>> BEGIN
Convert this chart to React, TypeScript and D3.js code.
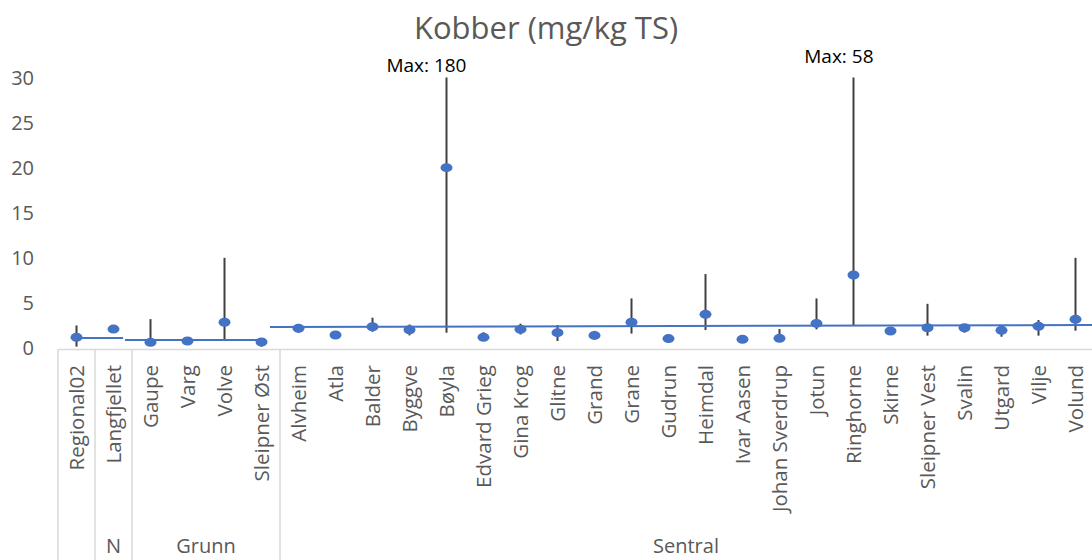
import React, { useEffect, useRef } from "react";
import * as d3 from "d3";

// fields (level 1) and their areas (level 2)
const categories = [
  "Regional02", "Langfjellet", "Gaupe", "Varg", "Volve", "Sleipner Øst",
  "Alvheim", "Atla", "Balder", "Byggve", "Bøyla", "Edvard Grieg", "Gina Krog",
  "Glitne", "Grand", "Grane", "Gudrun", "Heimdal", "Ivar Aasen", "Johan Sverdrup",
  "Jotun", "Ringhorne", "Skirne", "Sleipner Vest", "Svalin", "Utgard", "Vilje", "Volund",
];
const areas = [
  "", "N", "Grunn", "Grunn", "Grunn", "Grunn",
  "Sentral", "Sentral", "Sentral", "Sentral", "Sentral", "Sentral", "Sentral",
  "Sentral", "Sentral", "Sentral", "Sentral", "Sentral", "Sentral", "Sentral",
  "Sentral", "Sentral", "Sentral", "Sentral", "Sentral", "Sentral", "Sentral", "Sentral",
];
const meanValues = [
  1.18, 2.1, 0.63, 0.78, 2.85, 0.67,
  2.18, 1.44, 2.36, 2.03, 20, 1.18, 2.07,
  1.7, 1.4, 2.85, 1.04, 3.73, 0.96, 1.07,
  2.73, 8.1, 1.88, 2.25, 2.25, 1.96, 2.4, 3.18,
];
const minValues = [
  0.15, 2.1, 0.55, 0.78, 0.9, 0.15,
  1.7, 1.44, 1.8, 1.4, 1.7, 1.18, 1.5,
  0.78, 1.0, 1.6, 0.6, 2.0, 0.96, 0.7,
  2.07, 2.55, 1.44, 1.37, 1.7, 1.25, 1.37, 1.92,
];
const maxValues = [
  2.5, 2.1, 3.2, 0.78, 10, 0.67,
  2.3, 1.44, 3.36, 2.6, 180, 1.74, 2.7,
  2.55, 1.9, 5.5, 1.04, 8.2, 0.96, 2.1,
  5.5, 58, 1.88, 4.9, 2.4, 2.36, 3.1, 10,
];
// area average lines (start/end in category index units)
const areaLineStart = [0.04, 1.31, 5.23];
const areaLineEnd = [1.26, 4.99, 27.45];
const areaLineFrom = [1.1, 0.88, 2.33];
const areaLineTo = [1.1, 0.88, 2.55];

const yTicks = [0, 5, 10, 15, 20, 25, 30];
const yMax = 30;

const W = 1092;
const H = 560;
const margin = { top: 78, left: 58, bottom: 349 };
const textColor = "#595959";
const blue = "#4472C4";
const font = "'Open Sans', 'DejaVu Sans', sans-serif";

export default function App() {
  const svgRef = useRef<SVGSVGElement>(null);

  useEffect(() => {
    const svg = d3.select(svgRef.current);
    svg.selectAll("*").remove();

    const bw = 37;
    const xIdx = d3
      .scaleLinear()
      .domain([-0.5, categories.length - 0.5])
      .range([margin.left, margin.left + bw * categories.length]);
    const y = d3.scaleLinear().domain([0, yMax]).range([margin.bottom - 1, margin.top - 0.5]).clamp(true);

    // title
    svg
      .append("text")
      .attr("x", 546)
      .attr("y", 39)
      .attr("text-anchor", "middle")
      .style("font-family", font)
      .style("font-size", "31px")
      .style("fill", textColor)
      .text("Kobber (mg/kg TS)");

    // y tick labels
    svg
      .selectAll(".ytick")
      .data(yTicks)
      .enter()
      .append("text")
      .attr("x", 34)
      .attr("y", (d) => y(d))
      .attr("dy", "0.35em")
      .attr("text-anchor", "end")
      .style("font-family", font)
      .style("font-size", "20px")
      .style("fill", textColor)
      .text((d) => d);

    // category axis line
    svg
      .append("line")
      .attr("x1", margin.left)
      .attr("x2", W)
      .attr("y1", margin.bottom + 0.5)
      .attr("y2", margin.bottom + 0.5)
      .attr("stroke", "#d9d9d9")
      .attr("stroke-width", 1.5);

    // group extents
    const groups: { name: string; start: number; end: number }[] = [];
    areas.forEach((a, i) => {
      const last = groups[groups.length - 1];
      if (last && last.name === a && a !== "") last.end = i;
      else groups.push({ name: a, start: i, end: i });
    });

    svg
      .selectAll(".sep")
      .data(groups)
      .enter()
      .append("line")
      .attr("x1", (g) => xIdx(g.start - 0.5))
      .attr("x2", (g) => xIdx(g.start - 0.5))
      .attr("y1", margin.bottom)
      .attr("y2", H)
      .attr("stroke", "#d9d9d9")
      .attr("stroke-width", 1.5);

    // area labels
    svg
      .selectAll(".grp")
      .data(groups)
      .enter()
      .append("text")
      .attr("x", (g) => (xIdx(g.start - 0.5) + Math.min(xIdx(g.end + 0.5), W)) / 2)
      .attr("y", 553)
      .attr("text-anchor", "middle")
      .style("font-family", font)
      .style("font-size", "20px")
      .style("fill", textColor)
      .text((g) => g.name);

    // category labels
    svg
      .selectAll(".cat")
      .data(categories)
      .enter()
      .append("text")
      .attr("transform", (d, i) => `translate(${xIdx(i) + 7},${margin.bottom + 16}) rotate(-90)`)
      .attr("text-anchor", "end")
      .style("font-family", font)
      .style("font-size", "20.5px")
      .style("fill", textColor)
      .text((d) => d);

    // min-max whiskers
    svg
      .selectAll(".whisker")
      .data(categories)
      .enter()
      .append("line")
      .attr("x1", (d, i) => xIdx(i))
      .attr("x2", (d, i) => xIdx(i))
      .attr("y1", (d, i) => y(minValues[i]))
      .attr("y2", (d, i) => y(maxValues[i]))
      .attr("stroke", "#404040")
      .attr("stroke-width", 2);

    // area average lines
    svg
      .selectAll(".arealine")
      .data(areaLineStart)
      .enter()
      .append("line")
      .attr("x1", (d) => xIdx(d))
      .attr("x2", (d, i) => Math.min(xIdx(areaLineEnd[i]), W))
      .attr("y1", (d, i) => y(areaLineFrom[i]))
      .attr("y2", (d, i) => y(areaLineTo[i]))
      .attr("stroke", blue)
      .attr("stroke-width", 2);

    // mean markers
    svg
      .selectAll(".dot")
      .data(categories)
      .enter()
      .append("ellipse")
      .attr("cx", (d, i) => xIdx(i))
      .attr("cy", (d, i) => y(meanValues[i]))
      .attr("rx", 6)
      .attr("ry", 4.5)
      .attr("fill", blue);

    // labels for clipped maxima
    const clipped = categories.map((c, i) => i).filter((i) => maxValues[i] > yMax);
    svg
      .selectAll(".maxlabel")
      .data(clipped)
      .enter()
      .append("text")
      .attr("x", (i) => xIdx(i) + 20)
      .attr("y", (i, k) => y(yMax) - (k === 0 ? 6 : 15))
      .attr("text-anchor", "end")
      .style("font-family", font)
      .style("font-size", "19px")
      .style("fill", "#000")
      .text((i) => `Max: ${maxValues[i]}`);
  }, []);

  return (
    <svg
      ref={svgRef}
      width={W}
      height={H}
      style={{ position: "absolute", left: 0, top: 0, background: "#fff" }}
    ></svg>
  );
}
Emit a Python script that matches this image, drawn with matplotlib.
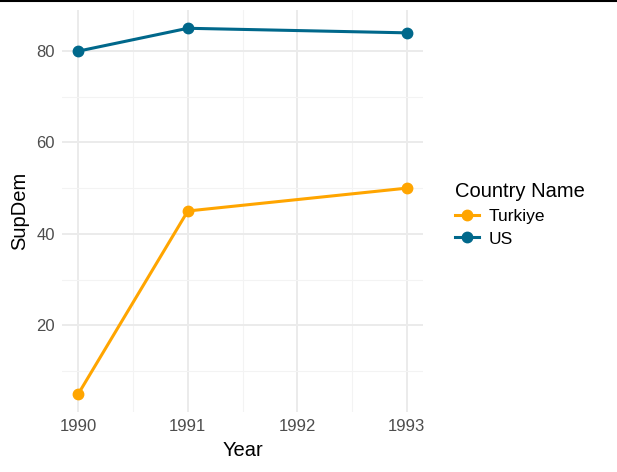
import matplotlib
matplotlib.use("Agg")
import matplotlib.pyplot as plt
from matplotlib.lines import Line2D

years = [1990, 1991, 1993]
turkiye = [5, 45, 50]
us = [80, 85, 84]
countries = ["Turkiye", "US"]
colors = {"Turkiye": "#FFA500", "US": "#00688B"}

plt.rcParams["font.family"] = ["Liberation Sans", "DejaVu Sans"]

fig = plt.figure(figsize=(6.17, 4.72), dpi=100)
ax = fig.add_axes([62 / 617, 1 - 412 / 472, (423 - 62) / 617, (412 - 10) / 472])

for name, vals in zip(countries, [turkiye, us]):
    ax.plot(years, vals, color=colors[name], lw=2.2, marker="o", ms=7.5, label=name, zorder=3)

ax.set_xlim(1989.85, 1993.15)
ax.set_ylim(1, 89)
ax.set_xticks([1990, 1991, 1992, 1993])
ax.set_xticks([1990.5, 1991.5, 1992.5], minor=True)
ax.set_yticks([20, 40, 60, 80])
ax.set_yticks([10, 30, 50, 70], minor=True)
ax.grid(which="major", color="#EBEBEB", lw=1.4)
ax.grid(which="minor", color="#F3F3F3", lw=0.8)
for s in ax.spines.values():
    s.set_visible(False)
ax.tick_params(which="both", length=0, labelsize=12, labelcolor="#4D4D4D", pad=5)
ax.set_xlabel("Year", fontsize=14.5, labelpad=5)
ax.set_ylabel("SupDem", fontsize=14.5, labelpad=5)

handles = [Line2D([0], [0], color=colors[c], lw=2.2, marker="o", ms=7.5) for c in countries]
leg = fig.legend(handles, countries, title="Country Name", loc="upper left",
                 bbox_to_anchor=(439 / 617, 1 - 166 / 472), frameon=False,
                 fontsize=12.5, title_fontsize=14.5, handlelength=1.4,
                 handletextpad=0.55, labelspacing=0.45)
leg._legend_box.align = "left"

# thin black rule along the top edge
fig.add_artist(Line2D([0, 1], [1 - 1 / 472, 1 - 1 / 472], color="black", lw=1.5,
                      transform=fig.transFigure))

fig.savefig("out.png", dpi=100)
>> END
>> BEGIN
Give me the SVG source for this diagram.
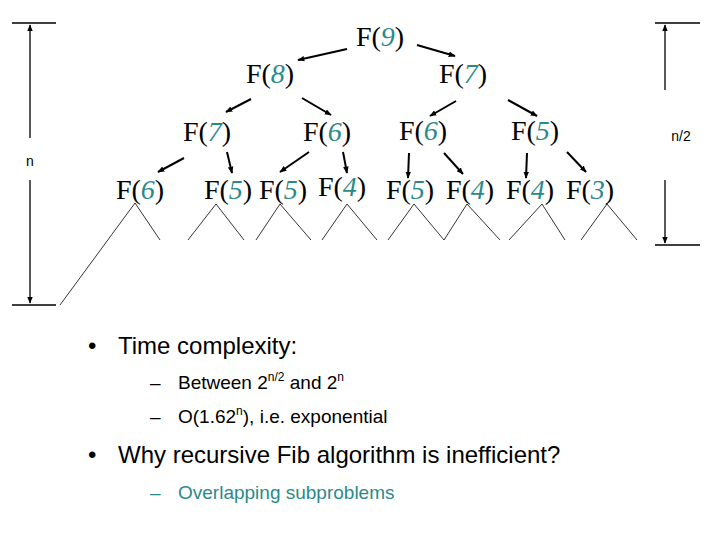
>> END
>> BEGIN
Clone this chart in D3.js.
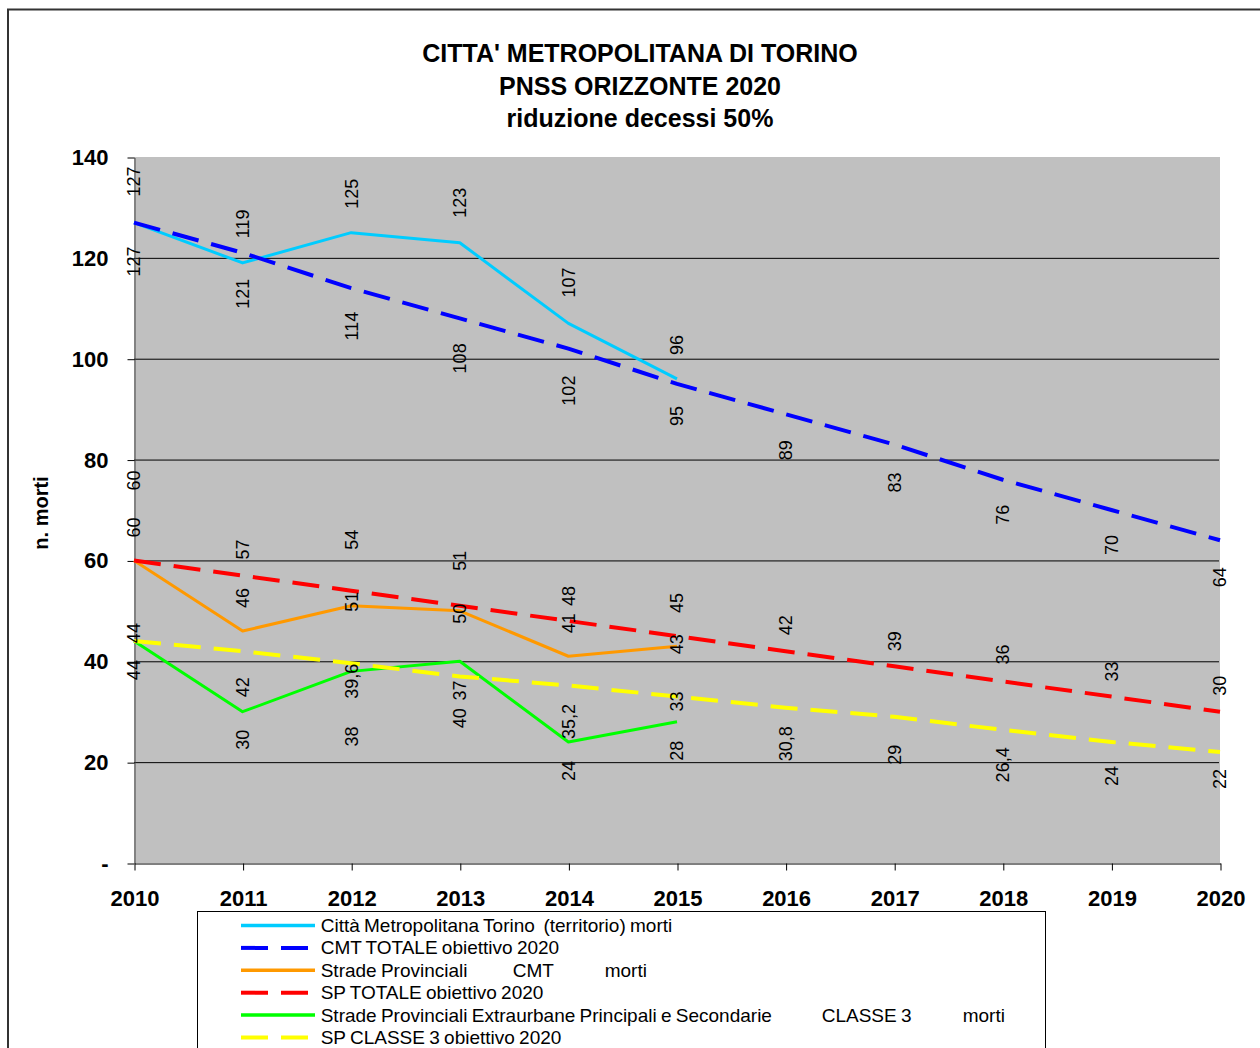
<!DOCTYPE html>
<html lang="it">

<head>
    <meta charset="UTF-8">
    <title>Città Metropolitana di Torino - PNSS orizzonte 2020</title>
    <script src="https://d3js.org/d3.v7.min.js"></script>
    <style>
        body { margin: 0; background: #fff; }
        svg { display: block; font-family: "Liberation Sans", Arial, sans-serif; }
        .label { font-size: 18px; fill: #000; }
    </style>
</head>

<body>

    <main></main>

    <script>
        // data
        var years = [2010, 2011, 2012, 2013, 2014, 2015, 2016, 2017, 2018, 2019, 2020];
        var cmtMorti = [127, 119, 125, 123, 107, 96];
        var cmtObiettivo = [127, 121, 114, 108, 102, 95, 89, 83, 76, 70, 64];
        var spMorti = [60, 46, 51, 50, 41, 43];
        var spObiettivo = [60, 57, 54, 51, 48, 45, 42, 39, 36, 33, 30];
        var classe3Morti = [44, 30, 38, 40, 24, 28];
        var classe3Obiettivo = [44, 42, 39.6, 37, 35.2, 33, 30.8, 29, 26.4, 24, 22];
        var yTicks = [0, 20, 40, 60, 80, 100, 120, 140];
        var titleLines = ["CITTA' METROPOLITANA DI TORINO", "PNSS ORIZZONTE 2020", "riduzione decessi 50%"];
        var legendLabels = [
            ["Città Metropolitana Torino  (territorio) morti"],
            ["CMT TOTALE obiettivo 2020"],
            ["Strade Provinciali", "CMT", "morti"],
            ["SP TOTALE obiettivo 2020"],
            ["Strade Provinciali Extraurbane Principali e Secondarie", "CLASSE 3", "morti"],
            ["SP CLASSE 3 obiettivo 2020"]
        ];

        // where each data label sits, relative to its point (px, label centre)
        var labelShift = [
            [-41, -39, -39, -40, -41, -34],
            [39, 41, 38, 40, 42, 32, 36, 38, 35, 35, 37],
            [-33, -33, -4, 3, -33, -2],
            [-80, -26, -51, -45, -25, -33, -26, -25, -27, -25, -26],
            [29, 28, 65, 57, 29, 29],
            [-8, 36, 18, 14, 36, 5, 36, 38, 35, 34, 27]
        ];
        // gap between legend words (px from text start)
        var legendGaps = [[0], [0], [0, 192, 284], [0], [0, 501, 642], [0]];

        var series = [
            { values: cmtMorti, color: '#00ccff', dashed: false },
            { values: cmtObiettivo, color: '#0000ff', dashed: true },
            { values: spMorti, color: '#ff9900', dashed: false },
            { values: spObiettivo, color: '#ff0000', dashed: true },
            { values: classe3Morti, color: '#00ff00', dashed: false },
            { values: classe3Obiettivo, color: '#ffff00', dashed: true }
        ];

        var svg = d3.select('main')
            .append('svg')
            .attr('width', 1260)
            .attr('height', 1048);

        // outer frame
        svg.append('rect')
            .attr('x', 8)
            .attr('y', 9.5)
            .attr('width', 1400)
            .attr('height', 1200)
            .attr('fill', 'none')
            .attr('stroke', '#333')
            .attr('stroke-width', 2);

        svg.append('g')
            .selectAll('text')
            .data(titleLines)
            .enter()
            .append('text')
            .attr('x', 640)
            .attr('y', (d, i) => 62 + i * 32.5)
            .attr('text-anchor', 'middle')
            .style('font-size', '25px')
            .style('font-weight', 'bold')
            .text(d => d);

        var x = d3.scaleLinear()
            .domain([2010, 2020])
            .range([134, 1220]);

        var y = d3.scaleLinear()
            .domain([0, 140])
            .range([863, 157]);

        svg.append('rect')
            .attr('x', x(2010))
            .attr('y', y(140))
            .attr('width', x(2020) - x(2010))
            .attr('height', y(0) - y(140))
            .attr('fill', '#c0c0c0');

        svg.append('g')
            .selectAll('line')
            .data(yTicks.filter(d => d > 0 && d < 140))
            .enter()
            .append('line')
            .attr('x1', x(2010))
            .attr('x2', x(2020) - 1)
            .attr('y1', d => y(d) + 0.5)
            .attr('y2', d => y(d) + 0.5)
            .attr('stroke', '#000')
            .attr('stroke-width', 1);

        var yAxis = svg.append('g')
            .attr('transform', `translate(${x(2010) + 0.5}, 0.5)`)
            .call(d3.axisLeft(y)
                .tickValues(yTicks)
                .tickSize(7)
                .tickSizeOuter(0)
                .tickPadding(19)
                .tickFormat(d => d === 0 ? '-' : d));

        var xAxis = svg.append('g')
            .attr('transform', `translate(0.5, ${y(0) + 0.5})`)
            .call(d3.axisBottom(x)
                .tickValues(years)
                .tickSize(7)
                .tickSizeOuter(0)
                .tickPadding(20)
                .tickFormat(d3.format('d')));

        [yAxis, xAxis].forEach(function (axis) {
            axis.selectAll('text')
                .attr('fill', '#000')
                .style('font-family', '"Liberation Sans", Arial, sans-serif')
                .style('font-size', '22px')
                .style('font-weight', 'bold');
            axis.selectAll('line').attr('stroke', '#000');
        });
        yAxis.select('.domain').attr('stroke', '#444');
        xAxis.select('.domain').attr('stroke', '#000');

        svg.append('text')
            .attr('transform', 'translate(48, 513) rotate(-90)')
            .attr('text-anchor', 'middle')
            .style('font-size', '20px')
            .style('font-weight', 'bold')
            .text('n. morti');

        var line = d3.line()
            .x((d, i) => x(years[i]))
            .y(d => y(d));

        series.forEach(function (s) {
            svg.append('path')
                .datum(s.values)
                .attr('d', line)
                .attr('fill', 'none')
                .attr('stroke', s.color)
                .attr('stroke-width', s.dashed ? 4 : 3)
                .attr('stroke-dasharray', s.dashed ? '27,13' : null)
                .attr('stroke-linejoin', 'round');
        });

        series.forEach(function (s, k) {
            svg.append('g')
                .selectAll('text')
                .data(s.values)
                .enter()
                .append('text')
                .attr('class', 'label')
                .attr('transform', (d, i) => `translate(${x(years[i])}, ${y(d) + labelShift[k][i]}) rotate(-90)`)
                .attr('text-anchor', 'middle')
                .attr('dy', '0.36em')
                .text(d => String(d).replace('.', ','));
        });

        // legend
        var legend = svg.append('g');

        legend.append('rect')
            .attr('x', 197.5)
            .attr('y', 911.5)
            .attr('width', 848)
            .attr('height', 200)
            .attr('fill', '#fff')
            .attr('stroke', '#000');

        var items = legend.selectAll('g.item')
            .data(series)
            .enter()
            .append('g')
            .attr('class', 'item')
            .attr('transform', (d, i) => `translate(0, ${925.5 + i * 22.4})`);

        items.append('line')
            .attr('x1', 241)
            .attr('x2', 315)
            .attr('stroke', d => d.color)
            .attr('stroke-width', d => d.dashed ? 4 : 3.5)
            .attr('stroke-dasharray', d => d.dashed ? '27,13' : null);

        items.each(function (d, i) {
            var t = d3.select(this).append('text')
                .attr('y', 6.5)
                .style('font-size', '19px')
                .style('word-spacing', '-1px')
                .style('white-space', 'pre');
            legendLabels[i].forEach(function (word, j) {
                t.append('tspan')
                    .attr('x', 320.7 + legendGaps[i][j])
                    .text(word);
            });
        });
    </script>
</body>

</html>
>> END
## GIVEN EXERCISE
Copy out each line of the entries that holds "matplotlib".

## TASK RESULT
Emit a Python script that matches this image, drawn with matplotlib.
import matplotlib
matplotlib.use("Agg")
import matplotlib.pyplot as plt
from matplotlib.lines import Line2D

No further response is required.